_Objective:_
Copy, in full, each line of the material that holds the word "with".
>> Begin
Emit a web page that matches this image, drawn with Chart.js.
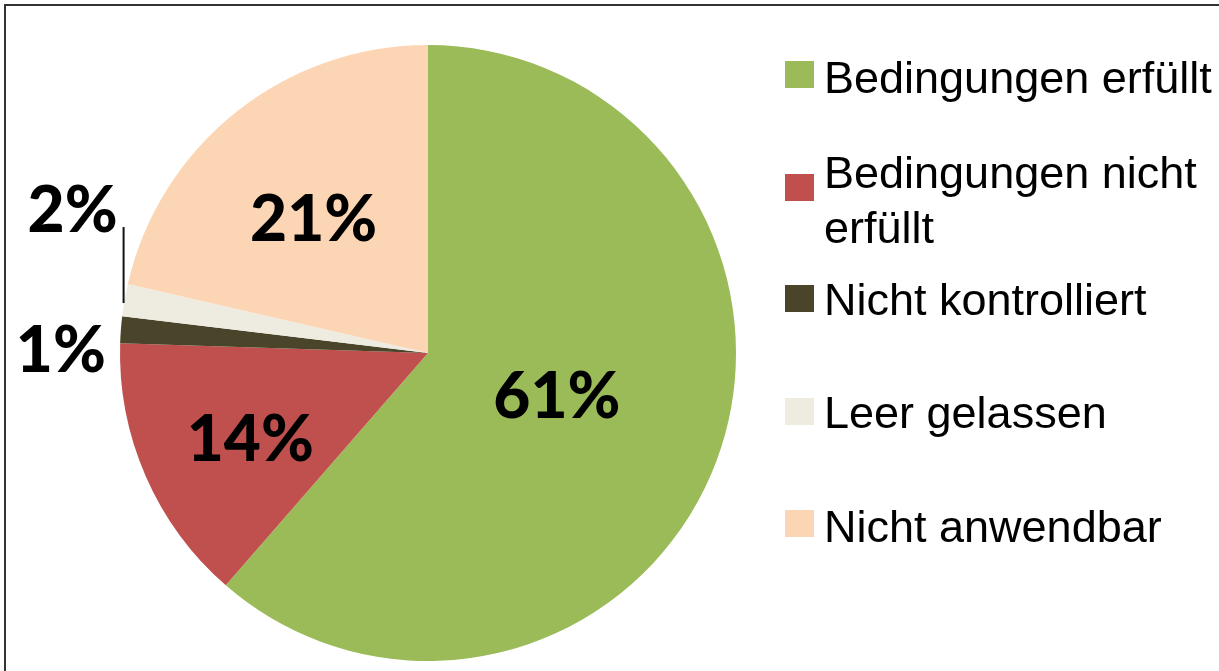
<!DOCTYPE html>
<html>
<head>
<meta charset="utf-8">
<script src="https://cdn.jsdelivr.net/npm/chart.js@4/dist/chart.umd.min.js"></script>
<style>
  html, body { margin: 0; padding: 0; background: #fff; overflow: hidden; }
  #wrap { position: relative; width: 1219px; height: 671px; }
  #frame { position: absolute; left: 4px; top: 4px; width: 1300px; height: 700px;
           border-left: 2px solid #333; border-top: 2px solid #333; }
  #pie { position: absolute; left: 0; top: 0; }
  .item { position: absolute; left: 785px; }
  .sw { position: absolute; left: 0; width: 29px; height: 27px; }
  .txt { position: absolute; left: 39px; width: 395px; font-family: "Liberation Sans", Arial, sans-serif;
         font-size: 45px; line-height: 55px; color: #000; }
</style>
</head>
<body>
<div id="wrap">
  <div id="frame"></div>
  <canvas id="pie" width="1219" height="671"></canvas>
  <div id="legend"></div>
</div>
<script>
const categories = ['Bedingungen erfüllt', 'Bedingungen nicht erfüllt', 'Nicht kontrolliert', 'Leer gelassen', 'Nicht anwendbar'];
const shares = [61.4, 14.1, 1.4, 1.7, 21.4];
const colors = ['#9BBB59', '#C0504D', '#4A452A', '#EEECE1', '#FCD5B5'];

// label placement: fraction of radius along mid angle, plus nudges
const labelSpots = [
  { f: 0.44, dx: 2, dy: -6 },
  { f: 0.64, dx: 3, dy: 6 },
  { f: 1.0, dx: -60, dy: 19 },
  { f: 1.0, dx: -52, dy: -91, leader: 73 },
  { f: 0.575, dx: -4, dy: 4 }
];

// legend rows: text top and swatch top
const legendRows = [
  { top: 50, sw: 61 },
  { top: 145, sw: 174 },
  { top: 272, sw: 285 },
  { top: 385, sw: 398 },
  { top: 499, sw: 510 }
];

const pctLabels = {
  id: 'pctLabels',
  afterDatasetsDraw(chart) {
    const ctx = chart.ctx;
    const arcs = chart.getDatasetMeta(0).data;
    const total = shares.reduce((a, b) => a + b, 0);
    ctx.save();
    ctx.font = '900 64px Lato, "Open Sans", sans-serif';
    ctx.textAlign = 'center';
    ctx.textBaseline = 'alphabetic';
    ctx.fillStyle = '#000';
    arcs.forEach((arc, i) => {
      const spot = labelSpots[i];
      const mid = (arc.startAngle + arc.endAngle) / 2;
      let px = arc.x + Math.cos(mid) * arc.outerRadius * spot.f;
      let py = arc.y + Math.sin(mid) * arc.outerRadius * spot.f;
      if (spot.leader) {
        ctx.beginPath();
        ctx.strokeStyle = '#111';
        ctx.lineWidth = 2;
        ctx.moveTo(px - 1, py + 3);
        ctx.lineTo(px - 1, py - spot.leader);
        ctx.stroke();
      }
      const txt = Math.round(shares[i] / total * 100) + '%';
      ctx.fillText(txt, px + spot.dx, py + spot.dy + 23);
    });
    ctx.restore();
  }
};

new Chart(document.getElementById('pie'), {
  type: 'pie',
  data: {
    labels: categories,
    datasets: [{
      data: shares,
      backgroundColor: colors,
      borderWidth: 0
    }]
  },
  options: {
    responsive: false,
    animation: false,
    layout: { padding: { left: 120, top: 45, right: 483, bottom: 10 } },
    plugins: {
      legend: { display: false },
      tooltip: { enabled: false }
    }
  },
  plugins: [pctLabels]
});

const legend = document.getElementById('legend');
categories.forEach((name, i) => {
  const row = document.createElement('div');
  row.className = 'item';
  row.style.top = '0px';
  const sw = document.createElement('div');
  sw.className = 'sw';
  sw.style.top = legendRows[i].sw + 'px';
  sw.style.background = colors[i];
  const t = document.createElement('div');
  t.className = 'txt';
  t.style.top = legendRows[i].top + 'px';
  t.textContent = name;
  row.appendChild(sw);
  row.appendChild(t);
  legend.appendChild(row);
});
</script>
</body>
</html>
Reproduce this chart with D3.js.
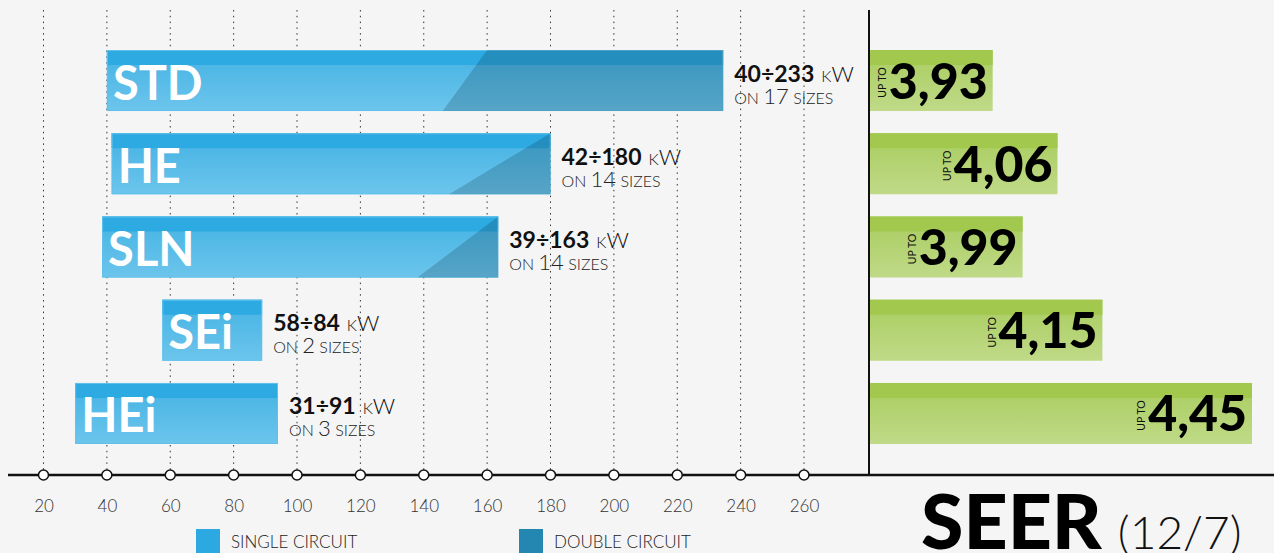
<!DOCTYPE html>
<html>
<head>
<meta charset="utf-8">
<script src="https://cdn.jsdelivr.net/npm/d3@7"></script>
<style>
  html, body { margin: 0; padding: 0; background: #f5f5f5; }
  svg { display: block; }
  text { font-family: Lato, "Open Sans", sans-serif; }
</style>
</head>
<body>
<script>
// ---------- data ----------
const categories   = ["STD", "HE", "SLN", "SEi", "HEi"];
const capMin       = [40, 42, 39, 58, 31];          // kW (label)
const capMax       = [233, 180, 163, 84, 91];       // kW (label)
const sizes        = [17, 14, 14, 2, 3];
const barStart     = [40, 41.5, 38.5, 57.5, 30];    // bar extent
const barEnd       = [234.5, 180, 163.5, 89, 94];
const doubleTop    = [160, 180, 163.5, null, null]; // double-circuit start (top edge)
const doubleBottom = [146, 148, 138, null, null];   // double-circuit start (bottom edge)
const seer         = [3.93, 4.06, 3.99, 4.15, 4.45];
const seerLabels   = ["3,93", "4,06", "3,99", "4,15", "4,45"];
const xTicks       = [20, 40, 60, 80, 100, 120, 140, 160, 180, 200, 220, 240, 260];
const legendItems  = ["SINGLE CIRCUIT", "DOUBLE CIRCUIT"];
const legendColors = ["#2ca9e1", "#2487b1"];

// ---------- layout ----------
const W = 1274, H = 553;
const svg = d3.select("body").append("svg").attr("width", W).attr("height", H);
svg.append("rect").attr("width", W).attr("height", H).attr("fill", "#f5f5f5");

const x = d3.scaleLinear().domain([20, 260]).range([43.5, 804]);
const y = d3.scaleBand().domain(categories).range([50, 444]).paddingInner(0.267).paddingOuter(0);
const xs = d3.scaleLinear().domain([3.684, 4.45]).range([870, 1252]);
const axisY = 475, gridTop = 10;

const defs = svg.append("defs");
function vgrad(id, c1, c2) {
  const g = defs.append("linearGradient").attr("id", id).attr("x1", 0).attr("y1", 0).attr("x2", 0).attr("y2", 1);
  g.append("stop").attr("offset", "0%").attr("stop-color", c1);
  g.append("stop").attr("offset", "100%").attr("stop-color", c2);
}
vgrad("blueBody", "#43b2e3", "#6cc5ec");
vgrad("greenBody", "#a8cc5e", "#c0da88");

// ---------- grid ----------
svg.append("g").selectAll("line").data(xTicks).join("line")
  .attr("x1", d => x(d)).attr("x2", d => x(d))
  .attr("y1", gridTop).attr("y2", axisY)
  .attr("stroke", "#333").attr("stroke-width", 1)
  .attr("stroke-dasharray", "1.5,4.3");

// ---------- capacity bars ----------
const rows = categories.map((c, i) => ({
  c, i, s: barStart[i], e: barEnd[i], mn: capMin[i], mx: capMax[i], n: sizes[i],
  dt: doubleTop[i], db: doubleBottom[i]
}));
const bandTopH = 15;
const bars = svg.append("g").selectAll("g").data(rows).join("g");
bars.append("rect")
  .attr("x", d => x(d.s)).attr("y", d => y(d.c))
  .attr("width", d => x(d.e) - x(d.s)).attr("height", y.bandwidth())
  .attr("fill", "url(#blueBody)");
bars.append("rect")
  .attr("x", d => x(d.s)).attr("y", d => y(d.c))
  .attr("width", d => x(d.e) - x(d.s)).attr("height", bandTopH)
  .attr("fill", "#2daae1");
bars.append("rect")
  .attr("x", d => x(d.s) + 0.5).attr("y", d => y(d.c) + 0.5)
  .attr("width", d => x(d.e) - x(d.s) - 1).attr("height", y.bandwidth() - 1)
  .attr("fill", "none").attr("stroke", "#5fc1ec").attr("stroke-width", 1);
// double circuit overlay
bars.filter(d => d.dt != null).append("path")
  .attr("d", d => {
    const t = y(d.c), b = y(d.c) + y.bandwidth();
    return `M${x(d.dt)},${t}L${x(d.e)},${t}L${x(d.e)},${b}L${x(d.db)},${b}Z`;
  })
  .attr("fill", "#001a2a").attr("fill-opacity", 0.19);
// category label inside bar
bars.append("text")
  .attr("x", d => x(d.s) + 6).attr("y", d => y(d.c) + y.bandwidth() / 2 + 19)
  .attr("fill", "#fff").attr("font-size", 47).attr("font-weight", 700)
  .text(d => d.c);
// range labels
const lbl = bars.append("g")
  .attr("transform", d => `translate(${x(d.e) + 11},${y(d.c) + y.bandwidth() / 2})`);
const l1 = lbl.append("text").attr("y", 1).attr("fill", "#111");
l1.append("tspan").attr("font-size", 23).attr("font-weight", 700).text(d => `${d.mn}÷${d.mx}`);
l1.append("tspan").attr("font-size", 16).attr("font-weight", 300).attr("dx", 7).text("K");
l1.append("tspan").attr("font-size", 22).attr("font-weight", 300).text("W");
const l2 = lbl.append("text").attr("y", 23).attr("fill", "#222").attr("font-weight", 300);
l2.append("tspan").attr("font-size", 16).text("ON ");
l2.append("tspan").attr("font-size", 22).text(d => d.n);
l2.append("tspan").attr("font-size", 16).text(" SIZES");

// ---------- SEER bars ----------
const srows = categories.map((c, i) => ({ c, v: seer[i], t: seerLabels[i] }));
const sb = svg.append("g").selectAll("g").data(srows).join("g");
sb.append("rect")
  .attr("x", xs(xs.domain()[0])).attr("y", d => y(d.c))
  .attr("width", d => xs(d.v) - xs(xs.domain()[0])).attr("height", y.bandwidth())
  .attr("fill", "url(#greenBody)");
sb.append("rect")
  .attr("x", xs(xs.domain()[0])).attr("y", d => y(d.c))
  .attr("width", d => xs(d.v) - xs(xs.domain()[0])).attr("height", bandTopH)
  .attr("fill", "#a2c84e");
sb.each(function(d) {
  const g = d3.select(this);
  const cy = y(d.c) + y.bandwidth() / 2;
  const num = g.append("text")
    .attr("x", xs(d.v) - 5).attr("y", cy + 18)
    .attr("text-anchor", "end").attr("font-size", 50).attr("font-weight", 900)
    .attr("fill", "#000").text(d.t);
  const bb = num.node().getBBox();
  g.append("text")
    .attr("transform", `translate(${bb.x - 3},${cy + 2}) rotate(-90)`)
    .attr("text-anchor", "middle").attr("font-size", 10.5).attr("font-weight", 400)
    .attr("fill", "#111").text("UP TO");
});

// ---------- axes ----------
svg.append("line").attr("x1", 869).attr("x2", 869).attr("y1", gridTop).attr("y2", axisY)
  .attr("stroke", "#111").attr("stroke-width", 2);
svg.append("line").attr("x1", 8).attr("x2", W).attr("y1", axisY).attr("y2", axisY)
  .attr("stroke", "#111").attr("stroke-width", 2.5);

const axis = svg.append("g").attr("transform", `translate(0,${axisY})`)
  .call(d3.axisBottom(x).tickValues(xTicks).tickSize(0).tickPadding(25));
axis.select(".domain").remove();
axis.selectAll(".tick text")
  .attr("font-family", "Lato, sans-serif").attr("font-size", 17).attr("font-weight", 300)
  .attr("fill", "#333");
svg.append("g").selectAll("circle").data(xTicks).join("circle")
  .attr("cx", d => x(d)).attr("cy", axisY).attr("r", 5)
  .attr("fill", "#fff").attr("stroke", "#111").attr("stroke-width", 1.5);

// ---------- legend ----------
const legX = [196, 519];
const lg = svg.append("g").selectAll("g").data(legendItems).join("g")
  .attr("transform", (d, i) => `translate(${legX[i]},529)`);
lg.append("rect").attr("width", 24).attr("height", 26).attr("fill", (d, i) => legendColors[i]);
lg.append("text").attr("x", 35).attr("y", 19).attr("font-size", 17).attr("font-weight", 300)
  .attr("fill", "#222").text(d => d);

// ---------- SEER title ----------
const st = svg.append("text").attr("x", 921).attr("y", 549).attr("fill", "#000");
st.append("tspan").attr("font-size", 77).attr("font-weight", 900).text("SEER");
st.append("tspan").attr("dx", 16).attr("font-size", 46).attr("font-weight", 300).attr("fill", "#111").text("(12/7)");
</script>
</body>
</html>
>> End
_Full response:_
Emit a web page that matches this image, drawn with Chart.js.
Reproduce this chart with D3.js.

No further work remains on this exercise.